47 years ago today, Pink Floyd released their debut album, a psychedelic masterpiece which still remains a mystery to far too many fans of the band’s later efforts.

As debut albums go, The Piper at the Gates of Dawn is somewhat of a rarity, in that it’s a case of a great band getting a chance to strut their stuff in the studio with little or no worry over to what the higher-ups at their label thought of what they were doing. In Saucerful of Secrets: The Pink Floyd Odyssey, Nicholas Schaffner revealed that label executive Beecher Stevens, who’d previously – and rather notoriously – passed on the opportunity to sign the Beatles when he was working at Decca, went to see the band because he’d heard “a lot of fuss about their music and lights and so on,” but although he deemed them “weird but good,” he also felt that “one of the boys, and some of the people around them, seemed a bit strange.” As such, when EMI ultimately signed the band, Stevens made it clear that he wanted someone involved to “keep a firm hand on the sessions.” Fortunately, the person he entrusted with that task was Norman Smith, who – in addition to having engineered all of the Beatles’ albums up through Rubber Soul – got along well enough with Pink Floyd to produce not only The Piper at the Gates of Dawn but also A Saucerful of Secrets and Ummagumma.

While Smith built solid relationships with Nick Mason, Roger Waters, and Richard Wright in the studio, he’s quoted in Mark Blake’s Comfortably Numb: The Inside Story of Pink Floyd as saying that, “with Syd, I eventually realized I was wasting my time.” (Syd Barrett, of course, was going through somewhat of a problematic period at the time, due to his ongoing flirtation with a little something known as lysergic acid diethylamide.) Nonetheless, Smith was able to corral the band’s tendencies toward what their manager, Peter Jenner, called the “live ramble,” resulting in an album filled with a wonderful blend of pop, rock, psychedelia, and sometimes – as in the case of “Interstellar Overdrive” – a bit of all three.

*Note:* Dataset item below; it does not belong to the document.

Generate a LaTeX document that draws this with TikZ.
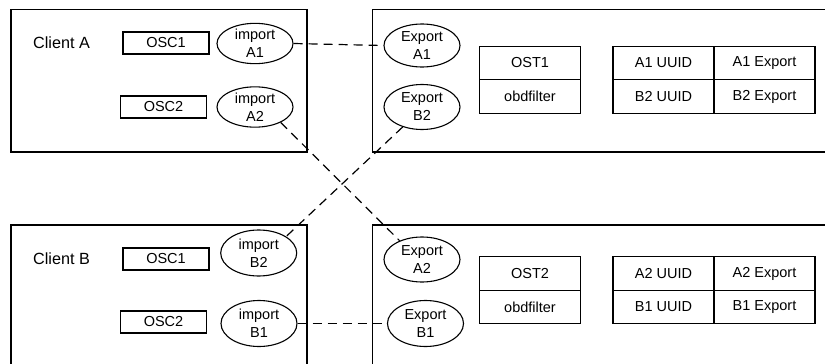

The Piper at the Gates of Dawn wasn’t what you’d call a massive hit in America, never even cracking the top half of the Billboard Top 200 (the highest it ever got was #131), but it was a top-10 album in the UK, earning high marks from Record Mirror and New Musical Express, and over the course of time it’s come to be viewed as one of the greatest albums in Pink Floyd’s back catalog, albeit one which really doesn’t sound like any else they’ve ever done. That, of course, is due to the contributions of the aforementioned Mr. Barrett: when Rolling Stone wrote of the album in 1999 and described it as Syd’s “golden achievement,” they were not wrong.

If you’ve never heard The Piper, then you should remedy that right now. And if you’ve heard it but you’ve never bought it, then we’d recommend that you spare no expense and pick up the expanded three-disc version of the album, which feature not only the mono mix and alternate stereo version but also three early singles and some previously-unreleased outtakes, providing a fascinating look and listen into the early days of Pink Floyd.